Tout sur le zéro
Le dernier roman de Pierre Bordage, Tout sur le zéro, publié par les éditions Au Diable Vauvert, représente une rupture assez radicale avec ce qu’il avait écrit auparavant, tant sur le fond que sur la forme. A priori, cette histoire avait tout pour me rebuter : succession de monologues intérieurs (mais sans être vraiment une polyphonie, avec l’entremêlement des pensées des protagonistes), technique d’écriture particulière (une phrase par chapitre), sujet traité (les affres des joueurs de roulette, les pauvres chéris).
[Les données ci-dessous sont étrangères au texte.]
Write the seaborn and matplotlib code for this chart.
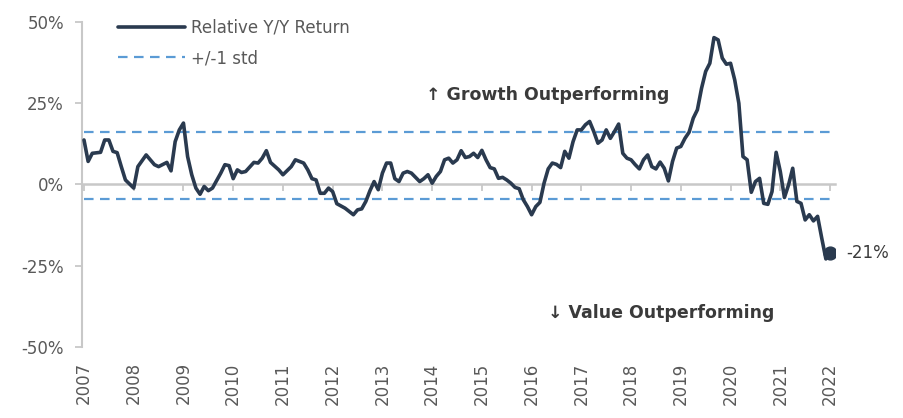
import matplotlib
matplotlib.use("Agg")
import matplotlib.pyplot as plt
import numpy as np
import pandas as pd
import seaborn as sns

# ---------------- data ----------------
dates = [
    "2007-01", "2007-02", "2007-03", "2007-05", "2007-06", "2007-07", "2007-08", "2007-09", "2007-10", "2007-11",
    "2008-01", "2008-02", "2008-04", "2008-06", "2008-07", "2008-09", "2008-10", "2008-11", "2008-12",
    "2009-01", "2009-02", "2009-03", "2009-04", "2009-05", "2009-06", "2009-07", "2009-08", "2009-10", "2009-11", "2009-12",
    "2010-01", "2010-02", "2010-03", "2010-04", "2010-06", "2010-07", "2010-08", "2010-09", "2010-10", "2010-12",
    "2011-01", "2011-03", "2011-04", "2011-06", "2011-07", "2011-08", "2011-09", "2011-10", "2011-11", "2011-12",
    "2012-01", "2012-02", "2012-04", "2012-05", "2012-06", "2012-07", "2012-08", "2012-09", "2012-10", "2012-11", "2012-12",
    "2013-01", "2013-02", "2013-03", "2013-04", "2013-05", "2013-06", "2013-07", "2013-08", "2013-10", "2013-11", "2013-12",
    "2014-01", "2014-02", "2014-03", "2014-04", "2014-05", "2014-06", "2014-07", "2014-08", "2014-09", "2014-10", "2014-11", "2014-12",
    "2015-01", "2015-02", "2015-03", "2015-04", "2015-05", "2015-06", "2015-07", "2015-08", "2015-09", "2015-10", "2015-11", "2015-12",
    "2016-01", "2016-02", "2016-03", "2016-04", "2016-05", "2016-06", "2016-07", "2016-08", "2016-09", "2016-10", "2016-11", "2016-12",
    "2017-01", "2017-02", "2017-03", "2017-04", "2017-05", "2017-06", "2017-07", "2017-08", "2017-09", "2017-10", "2017-11", "2017-12",
    "2018-01", "2018-02", "2018-03", "2018-04", "2018-05", "2018-06", "2018-07", "2018-08", "2018-09", "2018-10", "2018-11", "2018-12",
    "2019-01", "2019-02", "2019-03", "2019-04", "2019-05", "2019-06", "2019-07", "2019-08", "2019-09", "2019-10", "2019-11", "2019-12",
    "2020-01", "2020-02", "2020-03", "2020-04", "2020-05", "2020-06", "2020-07", "2020-08", "2020-09", "2020-10", "2020-11", "2020-12",
    "2021-01", "2021-02", "2021-03", "2021-04", "2021-05", "2021-06", "2021-07", "2021-08", "2021-09", "2021-10", "2021-11", "2021-12",
    "2022-01",
]
relative_return = [
    13.7, 7.1, 9.6, 9.9, 13.7, 13.7, 10.2, 9.8, 5.5, 1.4,
    -1.1, 5.5, 9.1, 6.1, 5.5, 6.8, 4.2, 13.2, 16.8,
    18.9, 8.6, 3.0, -1.1, -3.0, -0.6, -1.9, -1.1, 3.5, 6.1, 5.8,
    1.8, 4.5, 3.7, 4.0, 6.8, 6.6, 8.1, 10.4, 6.8, 4.5,
    3.0, 5.5, 7.6, 6.6, 4.5, 1.8, 1.4, -2.7, -2.7, -1.1,
    -2.2, -5.9, -7.3, -8.3, -9.3, -7.8, -7.5, -5.2, -1.9, 0.9, -1.6,
    3.5, 6.6, 6.6, 1.8, 0.9, 3.5, 4.0, 3.5, 0.9, 1.8, 3.0,
    0.4, 2.5, 4.0, 7.6, 8.1, 6.6, 7.6, 10.4, 8.3, 8.6, 9.6, 8.3,
    10.5, 7.6, 5.2, 4.8, 1.9, 2.2, 1.4, 0.4, -0.9, -1.3, -4.7, -6.8,
    -9.3, -6.8, -5.5, 0.4, 4.8, 6.6, 6.2, 5.2, 10.2, 8.1, 13.2, 16.8,
    16.8, 18.4, 19.4, 16.3, 12.7, 13.7, 16.8, 14.2, 16.3, 18.6, 9.6, 8.1,
    7.6, 6.1, 4.8, 7.6, 9.1, 5.5, 4.8, 6.9, 5.0, 1.1, 7.1, 11.2,
    11.7, 14.2, 16.1, 20.4, 23.0, 29.6, 34.8, 37.3, 45.2, 44.5, 38.9, 37.0,
    37.3, 32.2, 25.0, 8.6, 7.6, -2.4, 0.9, 1.9, -5.8, -6.1, -2.2, 9.9,
    4.0, -4.0, -0.1, 5.0, -5.2, -5.8, -10.9, -9.3, -11.2, -9.8, -16.5, -22.9,
    -21.0,
]
upper_std = 16.2
lower_std = -4.6
year_ticks = list(range(2007, 2023))
y_ticks = [-50, -25, 0, 25, 50]
y_tick_labels = ["-50%", "-25%", "0%", "25%", "50%"]
series_label = "Relative Y/Y Return"
std_label = "+/-1 std"
growth_text = "\u2191 Growth Outperforming"
value_text = "\u2193 Value Outperforming"
last_label = "-21%"

# ---------------- styling ----------------
LINE_COLOR = "#2a3a4f"
STD_COLOR = "#5b9bd5"
AXIS_COLOR = "#c8c8c8"
TEXT_COLOR = "#595959"
ANNOT_COLOR = "#3a3a3a"

sns.set_style("white")
plt.rcParams["font.family"] = ["DejaVu Sans"]

df = pd.DataFrame({"date": pd.to_datetime(dates), "value": relative_return})
df["t"] = df["date"].dt.year + (df["date"].dt.month - 1) / 12.0

W, H = 904, 418
fig = plt.figure(figsize=(W / 100, H / 100), dpi=100)
ax = fig.add_axes([82 / W, 1 - 347 / H, (835 - 82) / W, (347 - 22) / H])

# std bands
std_df = pd.DataFrame({
    "t": [year_ticks[0], year_ticks[-1], year_ticks[0], year_ticks[-1]],
    "value": [upper_std, upper_std, lower_std, lower_std],
    "band": ["u", "u", "l", "l"],
})
for i, (b, g) in enumerate(std_df.groupby("band")):
    ax.plot(g["t"], g["value"], color=STD_COLOR, lw=1.6, dashes=(4.3, 2.9),
            label=std_label if i == 0 else None, zorder=2)

sns.lineplot(data=df, x="t", y="value", ax=ax, color=LINE_COLOR, lw=2.6,
             label=series_label, zorder=3)

# last point marker + label
last = df.iloc[-1]
ax.scatter([last["t"]], [last["value"]], s=85, color=LINE_COLOR, zorder=4)
ax.annotate(last_label, (last["t"], last["value"]), xytext=(12, 0),
            textcoords="offset points", va="center", ha="left",
            fontsize=12, color=ANNOT_COLOR, annotation_clip=False)

# axes limits
ax.set_xlim(year_ticks[0] - 0.04, year_ticks[-1] + 0.1)
ax.set_ylim(y_ticks[0], y_ticks[-1])

# y axis
ax.set_yticks(y_ticks)
ax.set_yticklabels(y_tick_labels)
ax.tick_params(axis="y", direction="out", length=5, width=1.3, color=AXIS_COLOR,
               labelsize=12, labelcolor=TEXT_COLOR, pad=8, left=True)
ax.spines["left"].set_color(AXIS_COLOR)
ax.spines["left"].set_linewidth(1.5)
ax.spines["top"].set_visible(False)
ax.spines["right"].set_visible(False)

# x axis line on zero with ticks
ax.spines["bottom"].set_position(("data", 0))
ax.spines["bottom"].set_color(AXIS_COLOR)
ax.spines["bottom"].set_linewidth(1.8)
ax.set_xticks(year_ticks)
ax.tick_params(axis="x", direction="out", length=5, width=1.3, color=AXIS_COLOR,
               labelbottom=False, bottom=True)
ax.set_xlabel("")
ax.set_ylabel("")

# year labels at the bottom
sec = ax.secondary_xaxis(0)
sec.set_xticks(year_ticks)
sec.set_xticklabels([str(y) for y in year_ticks], rotation=90)
sec.tick_params(length=0, pad=11, labelsize=12, labelcolor=TEXT_COLOR)
sec.spines["bottom"].set_visible(False)

# text annotations
ax.text(0.619, 0.775, growth_text, transform=ax.transAxes, ha="center", va="center",
        fontsize=12.5, fontweight="bold", color=ANNOT_COLOR)
ax.text(0.769, 0.105, value_text, transform=ax.transAxes, ha="center", va="center",
        fontsize=12.5, fontweight="bold", color=ANNOT_COLOR)

# legend
handles, labels = ax.get_legend_handles_labels()
order = [labels.index(series_label), labels.index(std_label)]
leg = ax.legend([handles[i] for i in order], [labels[i] for i in order],
                loc="upper left", bbox_to_anchor=(0.048, 1.01), frameon=False,
                borderaxespad=0, borderpad=0, handlelength=4.0, handletextpad=0.4,
                labelspacing=0.75, fontsize=12, labelcolor=TEXT_COLOR)

fig.savefig("out.png", dpi=100)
Moi qui adore les épopées portées par un vent puissant philosophique et mystique (genre dans lequel Pierre Bordage excelle), rédigées dans un style classique, je risquais d’être déçu.
Et pourtant… Voilà une démonstration que si le talent d’un acteur est de pouvoir tout jouer, le talent d’un écrivain est de pouvoir tout écrire. Pierre Bordage avait démontré qu’il pouvait tout écrire dans le domaine de la littérature de l’Imaginaire. Manifestement, il peut tout écrire, point. Dommage que le plafond de verre tendu au-dessus de ceux qui sont marqués du sceau « écrivains SF » l’empêche de recevoir une considération à la hauteur de ses mérites.
La citation de Nietzsche qui figure dans un des chapitres éclaire le propos du roman : « Le mental vit, je meurs, le mental meurt, je vis ». L’histoire nous incite à réfléchir sur le couple mental-âme. Ceux qui s’intéressent au sujet savent que le lâcher-prise est l’objectif de toute personne qui veut cheminer sur le chemin de l’accomplissement. Lâcher prise, c’est se libérer du carcan du mental, permettre à l’âme de s’envoler vers des sommets. Sauf qu’un carcan peut aussi être quelque chose qui vous tient debout. Les personnages du roman ont tous accompli un lâcher-prise, pour diverses raisons, et leur âme, libérée du mental, au lieu de s’élever, plonge. Vers le gouffre, vers le néant, vers le zéro. Le titre est parfait.
La technique d’écriture, qui m’a un peu perturbé au début, colle parfaitement au sujet, à l’engloutissement des êtres par le truchement des billets insérés dans les machines des casinos. La perte de l’âme-sœur, la prise de conscience brutale de la vacuité de l’existence et même la misère matérielle (un SDF accro à la roulette !) conduisent les personnages de Pierre Bordage à s’extirper de la prison du mental, tels des insectes qui abandonnent leur statut de chrysalide pour déployer leurs ailes. Au lieu d’être libérés, ils foncent vers la première lumière qu’ils voient, le fanal trompeur des jeux d’argent, s’y brûlent, s’y consument, y reviennent encore et encore. Le mental, donc la raison, la logique, le poids de la réalité (comment dépenser ce qu’on ne possède pas ?) a été abandonné comme une dépouille inerte. Cette folie est disséquée avec maestria, jusque dans la jouissance qu’elle procure, au point que s’il est difficile de plaindre Paul, Blaise, Charlène et les autres, il est possible de parvenir, au fil des pages, à les envier.
En fin de compte, ce roman suscite l’admiration. Admiration pour un auteur capable de laisser de côté les recettes qui ont fait son succès pour se risquer sur des chemins qu’il n’avait jamais empruntés, avec, au bout du compte, une vraie réussite. Admiration pour un éditeur (on n’en parle pas souvent, mais les éditeurs font partie de l’aventure d’un livre) qui a joué le jeu (c’est le cas de dire). Pierre Bordage 2017 écrivant Tout sur le zéro me fait penser à Bob Dylan 1965 au festival Folk de Newport. Il faut avoir du culot pour jouer « Maggie’s farm » avec le groupe Electric Flag devant un parterre qui ne jure que par la guitare acoustique, et déclencher une nouvelle bataille d’Hernani. Il faut avoir du culot pour proposer à des lecteurs habitués à savourer de longues sagas de SF et de Fantasy un roman tel que Tout sur le zéro. Du culot, et du talent ; beaucoup de talent.